**EXERCISE AIM:**
Quote, exactly, the line holding "Generate a LaTeX" and all lines after it to the end of the records below. Exclude pictures.

### MATERIALS PROVIDED

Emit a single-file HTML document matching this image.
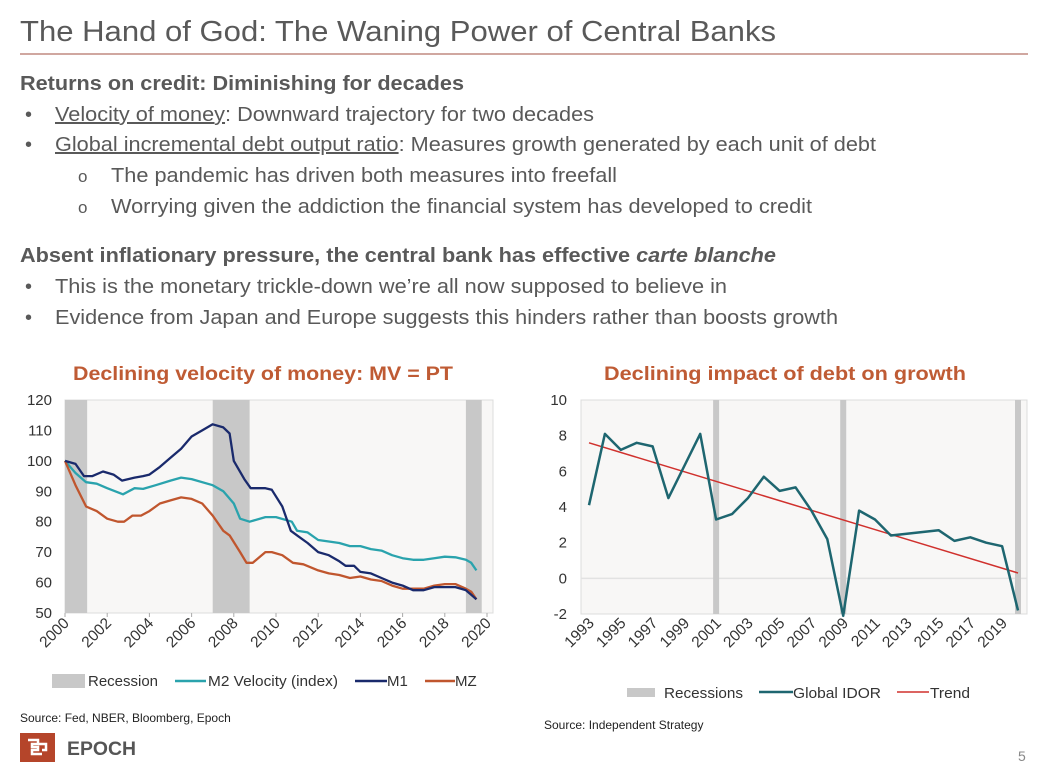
<!DOCTYPE html>
<html><head><meta charset="utf-8"><style>
html,body{margin:0;padding:0;background:#fff;}
svg{display:block;font-family:"Liberation Sans",Arial,sans-serif;}
</style></head><body>
<svg id="root" width="1058" height="770" viewBox="0 0 1058 770" xmlns="http://www.w3.org/2000/svg">
<text x="20" y="41" font-size="29" fill="#595959" textLength="756" lengthAdjust="spacingAndGlyphs">The Hand of God: The Waning Power of Central Banks</text>
<line x1="20" y1="54" x2="1028" y2="54" stroke="#c08a80" stroke-width="1.5"/>
<g fill="#595959" font-size="20">
<text x="20" y="90" font-weight="bold" textLength="444" lengthAdjust="spacingAndGlyphs">Returns on credit: Diminishing for decades</text>
<text x="25" y="121">•</text>
<text x="55" y="121" textLength="539" lengthAdjust="spacingAndGlyphs"><tspan text-decoration="underline">Velocity of money</tspan>: Downward trajectory for two decades</text>
<text x="25" y="151">•</text>
<text x="55" y="151" textLength="821" lengthAdjust="spacingAndGlyphs"><tspan text-decoration="underline">Global incremental debt output ratio</tspan>: Measures growth generated by each unit of debt</text>
<text x="78" y="182" font-size="17">o</text>
<text x="111" y="182" textLength="506" lengthAdjust="spacingAndGlyphs">The pandemic has driven both measures into freefall</text>
<text x="78" y="213" font-size="17">o</text>
<text x="111" y="213" textLength="701" lengthAdjust="spacingAndGlyphs">Worrying given the addiction the financial system has developed to credit</text>
<text x="20" y="262" font-weight="bold" textLength="756" lengthAdjust="spacingAndGlyphs">Absent inflationary pressure, the central bank has effective <tspan font-style="italic">carte blanche</tspan></text>
<text x="25" y="293">•</text>
<text x="55" y="293" textLength="672" lengthAdjust="spacingAndGlyphs">This is the monetary trickle-down we’re all now supposed to believe in</text>
<text x="25" y="324">•</text>
<text x="55" y="324" textLength="783" lengthAdjust="spacingAndGlyphs">Evidence from Japan and Europe suggests this hinders rather than boosts growth</text>
</g>
<text x="73" y="380" font-size="19" font-weight="bold" fill="#bf5b34" textLength="380" lengthAdjust="spacingAndGlyphs">Declining velocity of money: MV = PT</text>
<text x="604" y="380" font-size="19" font-weight="bold" fill="#bf5b34" textLength="362" lengthAdjust="spacingAndGlyphs">Declining impact of debt on growth</text>
<g id="left"></g>
<g id="right"></g>
<g font-size="15" fill="#333">
<rect x="52" y="674" width="33" height="14" fill="#c8c8c8"/>
<text x="88" y="686" textLength="70" lengthAdjust="spacingAndGlyphs">Recession</text>
<line x1="175" y1="681" x2="206" y2="681" stroke="#2aa3ad" stroke-width="2.5"/>
<text x="208" y="686" textLength="130" lengthAdjust="spacingAndGlyphs">M2 Velocity (index)</text>
<line x1="355" y1="681" x2="387" y2="681" stroke="#1a2a6c" stroke-width="2.5"/>
<text x="387" y="686">M1</text>
<line x1="425" y1="681" x2="455" y2="681" stroke="#c0562e" stroke-width="2.5"/>
<text x="455" y="686">MZ</text>
</g>
<g font-size="15" fill="#333">
<rect x="627" y="688" width="28" height="9" fill="#c8c8c8"/>
<text x="664" y="698" textLength="79" lengthAdjust="spacingAndGlyphs">Recessions</text>
<line x1="759" y1="692" x2="793" y2="692" stroke="#1e6670" stroke-width="2.5"/>
<text x="793" y="698" textLength="88" lengthAdjust="spacingAndGlyphs">Global IDOR</text>
<line x1="897" y1="692" x2="929" y2="692" stroke="#d0312d" stroke-width="1.5"/>
<text x="930" y="698" textLength="40" lengthAdjust="spacingAndGlyphs">Trend</text>
</g>
<text x="20" y="722" font-size="12" fill="#222">Source: Fed, NBER, Bloomberg, Epoch</text>
<text x="544" y="729" font-size="12" fill="#222">Source: Independent Strategy</text>
<g>
<rect x="20" y="733" width="35" height="29" fill="#b5452a"/>
<path d="M28 740h10v4h-6v3h6v3h-6v4h10" fill="none" stroke="#fff" stroke-width="2.5"/>
<path d="M38 744h8v6h-4" fill="none" stroke="#fff" stroke-width="2.5"/>
<text x="67" y="755" font-size="19" font-weight="bold" fill="#555" textLength="69" lengthAdjust="spacingAndGlyphs">EPOCH</text>
</g>
<text x="1018" y="761" font-size="14" fill="#888">5</text>
</svg>
<script>
// Left chart data
const m2X = [2000,2000.5,2001,2001.5,2002,2002.75,2003.3,2003.7,2004.3,2005,2005.5,2006,2007,2007.5,2008,2008.3,2008.75,2009.5,2010,2010.75,2011,2011.5,2012,2012.5,2013,2013.5,2014,2014.5,2015,2015.5,2016,2016.5,2017,2017.5,2018,2018.5,2019,2019.25,2019.5];
const m2Y = [100,96,93,92.5,91,89,91,90.8,92,93.5,94.5,94,92,90,86,81,80,81.5,81.5,80,77,76.5,74,73.5,73,72,72,71,70.5,69,68,67.5,67.5,68,68.5,68.3,67.5,66.5,64];
const m1X = [2000,2000.5,2000.9,2001.3,2001.8,2002.3,2002.7,2003.3,2003.7,2004,2004.5,2005,2005.5,2006,2006.5,2007,2007.5,2007.8,2008,2008.5,2008.8,2009.5,2009.8,2010.3,2010.7,2011,2011.5,2012,2012.5,2013,2013.3,2013.7,2014,2014.5,2015,2015.5,2016,2016.5,2017,2017.5,2018,2018.5,2019,2019.25,2019.5];
const m1Y = [100,99,95,95,96.5,95.5,93.5,94.5,95,95.5,98,101,104,108,110,112,111,109,100,94,91,91,90.5,85,77,75.5,73,70,69,67,65.5,65.5,63.5,63,61.5,60,59,57.5,57.5,58.5,58.5,58.5,57.5,56,54.5];
const mzX = [2000,2000.5,2001,2001.5,2002,2002.5,2002.8,2003.2,2003.6,2004,2004.5,2005,2005.5,2006,2006.5,2007,2007.5,2007.8,2008.3,2008.6,2008.9,2009.5,2009.8,2010.3,2010.8,2011.3,2012,2012.5,2013,2013.5,2014,2014.5,2015,2015.5,2016,2016.5,2017,2017.5,2018,2018.5,2019,2019.25,2019.5];
const mzY = [100,92,85,83.5,81,80,80,82,82,83.5,86,87,88,87.5,86,82,77,75.5,70,66.5,66.5,70,70,69,66.5,66,64,63,62.5,61.5,62,61,60.5,59,58,58,58,59,59.5,59.5,58,57,54.5];
const recStart = [2000,2007,2019];
const recEnd = [2001.05,2008.75,2019.75];
const leftYTicks = [50,60,70,80,90,100,110,120];
const leftXTicks = [2000,2002,2004,2006,2008,2010,2012,2014,2016,2018,2020];
// Right chart data
const idorYears = [1993,1994,1995,1996,1997,1998,1999,2000,2001,2002,2003,2004,2005,2006,2007,2008,2009,2010,2011,2012,2013,2014,2015,2016,2017,2018,2019,2020];
const idorValues = [4.1,8.1,7.2,7.6,7.4,4.5,6.3,8.1,3.3,3.6,4.5,5.7,4.9,5.1,3.8,2.2,-2.1,3.8,3.3,2.4,2.5,2.6,2.7,2.1,2.3,2.0,1.8,-1.8];
const trendYears = [1993,2020];
const trendValues = [7.6,0.3];
const recYears = [2001,2009,2020];
const rightYTicks = [-2,0,2,4,6,8,10];
const rightXTicks = [1993,1995,1997,1999,2001,2003,2005,2007,2009,2011,2013,2015,2017,2019];

const NS='http://www.w3.org/2000/svg';
function mk(parent,tag,attrs){const e=document.createElementNS(NS,tag);for(const k in attrs)e.setAttribute(k,attrs[k]);parent.appendChild(e);return e;}

// LEFT
const L=document.getElementById('left');
const lx=v=>65+(v-2000)*(487-65)/20;
const ly=v=>613-(v-50)*(613-400)/70;
let el=mk(L,'rect',{x:65,y:400,width:428,height:213,fill:'#f8f7f6',stroke:'#dcdcdc'});


for(let i=0;i<recStart.length;i++){
  el=mk(L,'rect',{x:lx(recStart[i]),y:400,width:lx(recEnd[i])-lx(recStart[i]),height:213,fill:'#c8c8c8'});
  
  
}
leftYTicks.forEach(t=>{
  el=mk(L,'text',{x:52,y:ly(t)+5,'font-size':15,fill:'#333','text-anchor':'end'});el.textContent=t;
  
  
});
leftXTicks.forEach(t=>{
  const x=lx(t);
  mk(L,'line',{x1:x,y1:613,x2:x,y2:617,stroke:'#aaa'});
  el=mk(L,'text',{x:x+5,y:624,'font-size':15.5,fill:'#333','text-anchor':'end',transform:`rotate(-45 ${x+5} 624)`});el.textContent=t;
  
  
});
function line(g,xs,ys,fx,fy,color,w,name){
  const d=xs.map((v,i)=>(i?'L':'M')+fx(v).toFixed(1)+' '+fy(ys[i]).toFixed(1)).join('');
  const p=mk(g,'path',{d,fill:'none',stroke:color,'stroke-width':w,'stroke-linejoin':'round'});
  
  
}
line(L,m2X,m2Y,lx,ly,'#2aa3ad',2.3,'m2-velocity-line');
line(L,mzX,mzY,lx,ly,'#c0562e',2.3,'mz-line');
line(L,m1X,m1Y,lx,ly,'#1a2a6c',2.3,'m1-line');

// RIGHT
const R=document.getElementById('right');
const rx=v=>589+(v-1993)*(1018-589)/27;
const ry=v=>614-(v+2)*(614-400)/12;
el=mk(R,'rect',{x:581,y:400,width:446,height:214,fill:'#f8f7f6',stroke:'#dcdcdc'});


mk(R,'line',{x1:581,y1:ry(0),x2:1027,y2:ry(0),stroke:'#e2e2e2','stroke-width':1.5});
recYears.forEach(y=>{
  el=mk(R,'rect',{x:rx(y)-3,y:400,width:6,height:214,fill:'#c8c8c8'});
  
  
});
rightYTicks.forEach(t=>{
  el=mk(R,'text',{x:567,y:ry(t)+5,'font-size':15,fill:'#333','text-anchor':'end'});el.textContent=t;
  
  
});
rightXTicks.forEach(t=>{
  const x=rx(t);
  el=mk(R,'text',{x:x+6,y:624,'font-size':15.5,fill:'#333','text-anchor':'end',transform:`rotate(-45 ${x+6} 624)`});el.textContent=t;
  
  
});
line(R,trendYears,trendValues,rx,ry,'#d0312d',1.5,'trend-line');
line(R,idorYears,idorValues,rx,ry,'#1e6670',2.5,'idor-line');
</script>
</body></html>
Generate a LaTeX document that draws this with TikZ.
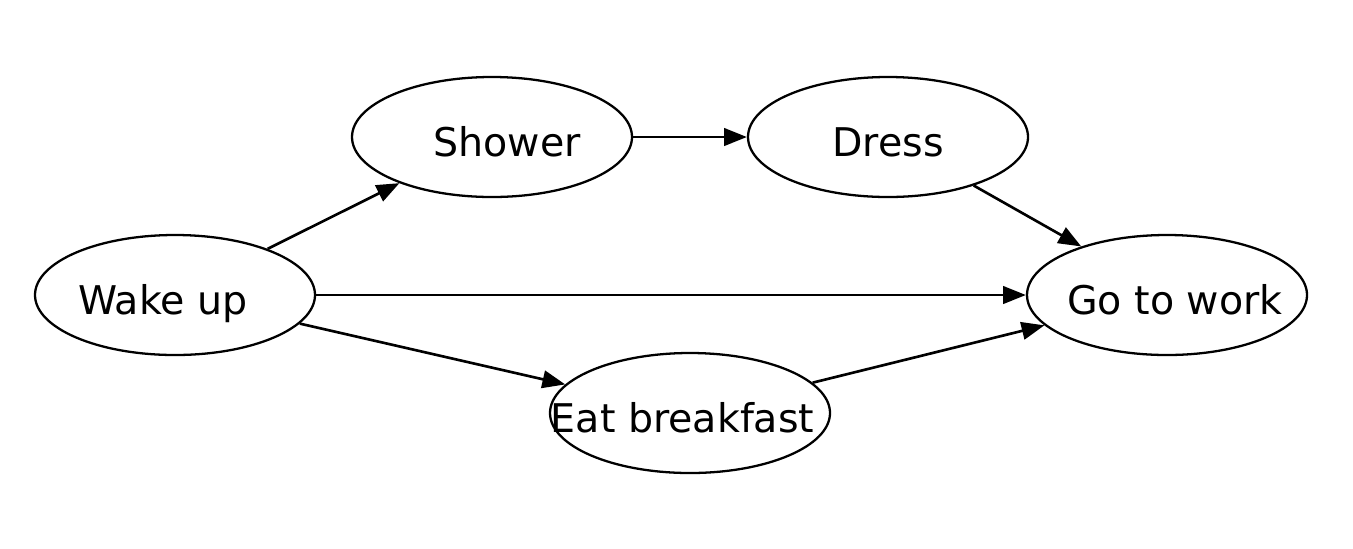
\documentclass[tikz,border=0pt]{standalone}
\usepackage{fontspec}
\setmainfont{DejaVu Sans}
\usetikzlibrary{shapes.geometric,arrows.meta}
\begin{document}
\begin{tikzpicture}[
		task/.style={draw, black, line width=1.3pt, ellipse, minimum width=5.6cm, minimum height=2.4cm, inner xsep=-28pt, inner ysep=0pt, text height=22pt, text depth=0pt, font=\fontsize{22.5}{26}\selectfont},
		link/.style={black, line width=1.5pt, -{Triangle[length=13pt, width=10pt]}}
	]
		\useasboundingbox (0,0) rectangle (27.06,-10.96);

		\node[task] (wake) at (3.5,-5.9) {Wake up\kern0.48cm};
		\node[task] (shower) at (9.84,-2.74) {\hspace{0.6cm}Shower};
		\node[task] (dress) at (17.76,-2.74) {Dress};
		\node[task] (work) at (23.34,-5.9) {\hspace{0.32cm}Go to work};
		\node[task] (breakfast) at (13.8,-8.26) {Eat breakfast\kern0.3cm};

		\draw[link] (wake) -- (shower);
		\draw[link] (shower) -- (dress);
		\draw[link] (dress) -- (work);
		\draw[link] (wake) -- (work);
		\draw[link] (wake) -- (breakfast);
		\draw[link] (breakfast) -- (work);
	\end{tikzpicture}
\end{document}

######

**EXPECTED ANSWER:**
Generate a LaTeX document that draws this with TikZ.
\documentclass[tikz,border=0pt]{standalone}
\usepackage{fontspec}
\setmainfont{DejaVu Sans}
\usetikzlibrary{shapes.geometric,arrows.meta}
\begin{document}
\begin{tikzpicture}[
		task/.style={draw, black, line width=1.3pt, ellipse, minimum width=5.6cm, minimum height=2.4cm, inner xsep=-28pt, inner ysep=0pt, text height=22pt, text depth=0pt, font=\fontsize{22.5}{26}\selectfont},
		link/.style={black, line width=1.5pt, -{Triangle[length=13pt, width=10pt]}}
	]
		\useasboundingbox (0,0) rectangle (27.06,-10.96);

		\node[task] (wake) at (3.5,-5.9) {Wake up\kern0.48cm};
		\node[task] (shower) at (9.84,-2.74) {\hspace{0.6cm}Shower};
		\node[task] (dress) at (17.76,-2.74) {Dress};
		\node[task] (work) at (23.34,-5.9) {\hspace{0.32cm}Go to work};
		\node[task] (breakfast) at (13.8,-8.26) {Eat breakfast\kern0.3cm};

		\draw[link] (wake) -- (shower);
		\draw[link] (shower) -- (dress);
		\draw[link] (dress) -- (work);
		\draw[link] (wake) -- (work);
		\draw[link] (wake) -- (breakfast);
		\draw[link] (breakfast) -- (work);
	\end{tikzpicture}
\end{document}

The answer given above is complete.